Source material =
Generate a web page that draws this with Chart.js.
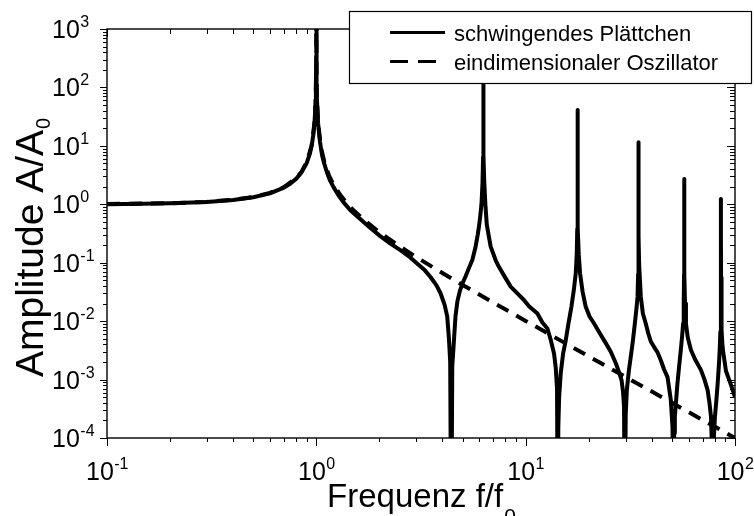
<!DOCTYPE html>
<html>
<head>
<meta charset="utf-8">
<title>Amplitude A/A0</title>
<script src="https://cdn.jsdelivr.net/npm/chart.js@4.4.1/dist/chart.umd.min.js"></script>
<style>
  html, body { margin: 0; padding: 0; background: #fff; }
  #wrap { width: 754px; height: 516px; }
</style>
</head>
<body>
<div id="wrap"><canvas id="chart" width="754" height="516"></canvas></div>
<script>
// Values (f/f0 and A/A0)
var plateFreq = [
  0.1, 0.15, 0.2, 0.3, 0.4, 0.5, 0.6, 0.7, 0.75, 0.8, 0.85, 0.9, 0.93, 0.95, 0.97, 0.98, 0.99, 0.995, 0.998, 1.0,
  1.002, 1.005, 1.01, 1.02, 1.04, 1.065, 1.09, 1.124, 1.16, 1.21, 1.28, 1.35, 1.45, 1.62, 1.8, 2.02, 2.25, 2.52,
  2.8, 3.03, 3.3, 3.51, 3.75, 3.92, 4.1, 4.22, 4.3, 4.36, 4.41,
  4.46, 4.52, 4.62, 4.72, 4.85, 5.0, 5.16, 5.35, 5.56, 5.75, 5.9, 5.98, 6.06, 6.15, 6.22, 6.26, 6.275, 6.28,
  6.285, 6.3, 6.34, 6.42, 6.52, 6.8, 7.19, 7.45, 8.0, 8.48, 9.2, 9.81, 10.37, 11.38, 12.02, 12.7, 13.17, 13.66,
  13.92, 14.12, 14.22, 14.27,
  14.32, 14.45, 14.71, 15.1, 15.54, 16.0, 16.54, 17.0, 17.35, 17.54, 17.64, 17.69, 17.7,
  17.71, 17.78, 17.93, 18.19, 18.7, 19.36, 20.2, 21.22, 22.6, 24.14, 25.5, 26.96, 28.0, 28.71, 29.2, 29.51, 29.8,
  30.05, 30.43, 31.1, 31.8, 32.5, 33.23, 33.8, 34.23, 34.45, 34.56, 34.59, 34.6,
  34.61, 34.68, 34.85, 35.5, 36.3, 37.5, 38.5, 39.6, 41.1, 42.7, 44.3, 45.8, 47.6, 49.35, 50.3, 50.8,
  51.2, 51.6, 53.1, 54.1, 55.1, 56.0, 56.5, 56.9, 57.1, 57.18, 57.2,
  57.22, 57.35, 57.7, 58.3, 59.5, 61.6, 64.5, 68.8, 71.5, 74.0, 75.5, 76.8, 77.5, 77.9,
  78.4, 80.2, 81.5, 82.65, 83.7, 84.5, 85.1, 85.45, 85.62, 85.68, 85.7,
  85.72, 85.8, 86.0, 86.5, 87.3, 88.9, 90.55, 93.9, 97, 100
];
var plateAmp = [
  1.0, 1.02, 1.04, 1.09, 1.18, 1.32, 1.54, 1.93, 2.25, 2.72, 3.55, 5.1, 7.2, 10, 16.5, 24.5, 49, 97, 240, 3000,
  240, 97, 48, 24, 12, 6.9, 5.0, 3.5, 2.6, 1.95, 1.4, 1.08, 0.8, 0.56, 0.4, 0.285, 0.215, 0.164,
  0.124, 0.097, 0.074, 0.057, 0.041, 0.03, 0.019, 0.012, 0.005, 0.002, 0.000001,
  0.0017, 0.0035, 0.012, 0.022, 0.033, 0.045, 0.058, 0.08, 0.111, 0.18, 0.3, 0.41, 0.6, 1.0, 2.3, 6.5, 26, 600,
  28, 7, 2.5, 1.0, 0.45, 0.19, 0.11, 0.085, 0.055, 0.039, 0.029, 0.023, 0.018, 0.0135, 0.0095, 0.0075, 0.0048, 0.0028,
  0.0016, 0.0007, 0.0002, 0.000001,
  0.00015, 0.0005, 0.0013, 0.0028, 0.0047, 0.009, 0.0176, 0.035, 0.066, 0.14, 0.38, 2.3, 41,
  3.2, 0.4, 0.14, 0.066, 0.032, 0.0176, 0.012, 0.0091, 0.0062, 0.0042, 0.003, 0.0019, 0.0013, 0.00098, 0.0006, 0.00034, 0.000001,
  0.00025, 0.00066, 0.0014, 0.0025, 0.0045, 0.0091, 0.016, 0.026, 0.064, 0.24, 1.0, 11.5,
  2.3, 0.29, 0.09, 0.026, 0.0135, 0.009, 0.0062, 0.0045, 0.0036, 0.0029, 0.0021, 0.0015, 0.0011, 0.00045, 0.00015, 0.000001,
  0.00012, 0.00023, 0.00086, 0.0017, 0.0032, 0.006, 0.0091, 0.021, 0.064, 0.32, 2.7,
  0.5, 0.067, 0.02, 0.0091, 0.0052, 0.0032, 0.0022, 0.00145, 0.001, 0.00066, 0.0004, 0.00023, 0.00008, 0.000001,
  0.00005, 0.00023, 0.00045, 0.00086, 0.0017, 0.0032, 0.0065, 0.015, 0.05, 0.2, 1.23,
  0.28, 0.056, 0.019, 0.007, 0.0035, 0.0022, 0.0014, 0.00098, 0.0007, 0.0005
];
var oscFreq = [
  0.1, 0.2, 0.3, 0.4, 0.5, 0.6, 0.7, 0.8, 0.85, 0.9, 0.95, 0.98, 0.99, 0.995, 0.998, 1.0,
  1.002, 1.005, 1.01, 1.02, 1.05, 1.1, 1.15, 1.2, 1.3, 1.4, 1.5, 1.7, 2, 2.5, 3, 4, 5, 7, 10, 15, 20, 30, 50, 70, 100
];
var oscAmp = [
  1.0101, 1.0417, 1.0989, 1.1905, 1.3333, 1.5625, 1.9608, 2.7778, 3.604, 5.263, 10.26, 25.25, 50.25, 100.25, 250.25, 5000,
  249.75, 99.75, 49.75, 24.75, 9.756, 4.762, 3.101, 2.273, 1.449, 1.042, 0.8, 0.529, 0.3333, 0.1905, 0.125, 0.0667,
  0.0417, 0.0208, 0.0101, 0.00446, 0.0025, 0.00111, 0.0004, 0.000204, 0.0001
];
var xTickExp = [-1, 0, 1, 2];
var yTickExp = [-4, -3, -2, -1, 0, 1, 2, 3];
var legendLabels = ['schwingendes Plättchen', 'eindimensionaler Oszillator'];
var xTitle = 'Frequenz f/f';
var yTitle = 'Amplitude A/A';
var titleSub = '0';

var FONT = '"Liberation Sans", Arial, Helvetica, sans-serif';

function toPoints(xs, ys) {
  return xs.map(function (x, i) { return { x: x, y: ys[i] }; });
}

// "10" with a raised exponent; x is the left edge or the centre
function drawPow(ctx, x, y, exp, centre) {
  var sup = String(exp);
  ctx.font = '25px ' + FONT;
  var wb = ctx.measureText('10').width;
  ctx.font = '16px ' + FONT;
  var ws = ctx.measureText(sup).width;
  var x0 = centre ? x - (wb + ws) / 2 : x;
  ctx.font = '25px ' + FONT;
  ctx.fillText('10', x0, y);
  ctx.font = '16px ' + FONT;
  ctx.fillText(sup, x0 + wb + 0.5, y - 11);
}

var axesPlugin = {
  id: 'axesPlugin',
  afterDatasetsDraw: function (chart) {
    var ctx = chart.ctx, a = chart.chartArea;
    var xs = chart.scales.x, ys = chart.scales.y;
    ctx.save();
    ctx.strokeStyle = '#000';
    ctx.fillStyle = '#000';
    ctx.lineWidth = 1.4;
    ctx.strokeRect(a.left, a.top, a.right - a.left, a.bottom - a.top);

    // tick marks: bottom/left outward, top/right inward
    ctx.lineWidth = 1;
    ctx.beginPath();
    xTickExp.forEach(function (e) {
      var dec = Math.pow(10, e);
      for (var k = 1; k <= 9; k++) {
        var v = k * dec;
        if (v > xs.max * 1.0001) break;
        var px = Math.round(xs.getPixelForValue(v)) + 0.5;
        ctx.moveTo(px, a.bottom); ctx.lineTo(px, a.bottom + (k === 1 ? 8 : 4));
        ctx.moveTo(px, a.top); ctx.lineTo(px, a.top + (k === 1 ? 8 : 5));
      }
    });
    yTickExp.forEach(function (e) {
      var dec = Math.pow(10, e);
      for (var k = 1; k <= 9; k++) {
        var v = k * dec;
        if (v > ys.max * 1.0001) break;
        var py = Math.round(ys.getPixelForValue(v)) + 0.5;
        ctx.moveTo(a.left, py); ctx.lineTo(a.left - (k === 1 ? 7 : 4), py);
        ctx.moveTo(a.right, py); ctx.lineTo(a.right - (k === 1 ? 8 : 5), py);
      }
    });
    ctx.stroke();

    // tick labels
    ctx.textAlign = 'left';
    ctx.textBaseline = 'alphabetic';
    xTickExp.forEach(function (e) {
      drawPow(ctx, xs.getPixelForValue(Math.pow(10, e)), a.bottom + 42, e, true);
    });
    yTickExp.forEach(function (e) {
      drawPow(ctx, 52, ys.getPixelForValue(Math.pow(10, e)) + 9, e, false);
    });

    // x title
    ctx.font = '33px ' + FONT;
    var wm = ctx.measureText(xTitle).width;
    ctx.font = '21px ' + FONT;
    var wsub = ctx.measureText(titleSub).width;
    var tx = (a.left + a.right) / 2 - (wm + wsub) / 2;
    ctx.font = '33px ' + FONT;
    ctx.fillText(xTitle, tx, 507);
    ctx.font = '21px ' + FONT;
    ctx.fillText(titleSub, tx + wm + 1, 523);

    // y title
    ctx.translate(43, 377);
    ctx.rotate(-Math.PI / 2);
    ctx.font = '39px ' + FONT;
    var wy = ctx.measureText(yTitle).width;
    ctx.fillText(yTitle, 0, 0);
    ctx.font = '20px ' + FONT;
    ctx.fillText(titleSub, wy + 1, 7);
    ctx.restore();
  }
};

var legendPlugin = {
  id: 'legendPlugin',
  afterDraw: function (chart) {
    var ctx = chart.ctx;
    ctx.save();
    ctx.fillStyle = '#fff';
    ctx.fillRect(349.5, 11.5, 402, 72);
    ctx.strokeStyle = '#000';
    ctx.lineWidth = 1.2;
    ctx.strokeRect(349.5, 11.5, 402, 72);

    ctx.lineWidth = 3;
    ctx.beginPath();
    ctx.moveTo(390, 32.5); ctx.lineTo(445, 32.5);
    ctx.stroke();
    ctx.setLineDash([18, 10]);
    ctx.beginPath();
    ctx.moveTo(390, 61.5); ctx.lineTo(445, 61.5);
    ctx.stroke();
    ctx.setLineDash([]);

    ctx.fillStyle = '#000';
    ctx.font = '22px ' + FONT;
    ctx.textAlign = 'left';
    ctx.textBaseline = 'alphabetic';
    ctx.fillText(legendLabels[0], 454, 41);
    ctx.fillText(legendLabels[1], 454, 69.5);
    ctx.restore();
  }
};

new Chart(document.getElementById('chart'), {
  type: 'line',
  data: {
    datasets: [
      {
        label: legendLabels[0],
        data: toPoints(plateFreq, plateAmp),
        borderColor: '#000',
        borderWidth: 4,
        borderJoinStyle: 'round',
        pointRadius: 0,
        tension: 0,
        clip: 0,
        order: 2
      },
      {
        label: legendLabels[1],
        data: toPoints(oscFreq, oscAmp),
        borderColor: '#000',
        borderWidth: 4,
        borderDash: [13, 9],
        pointRadius: 0,
        tension: 0,
        clip: 0,
        order: 1
      }
    ]
  },
  options: {
    responsive: false,
    animation: false,
    devicePixelRatio: 1,
    layout: { padding: { left: 107, top: 29, right: 19, bottom: 78 } },
    plugins: {
      legend: { display: false },
      tooltip: { enabled: false }
    },
    scales: {
      x: { type: 'logarithmic', min: 0.1, max: 100, display: false },
      y: { type: 'logarithmic', min: 1e-4, max: 1e3, display: false }
    }
  },
  plugins: [axesPlugin, legendPlugin]
});
</script>
</body>
</html>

Task objective =
List each line holding the string "with".

Solution =
Generate a web page that draws this with Chart.js.
// "10" with a raised exponent; x is the left edge or the centre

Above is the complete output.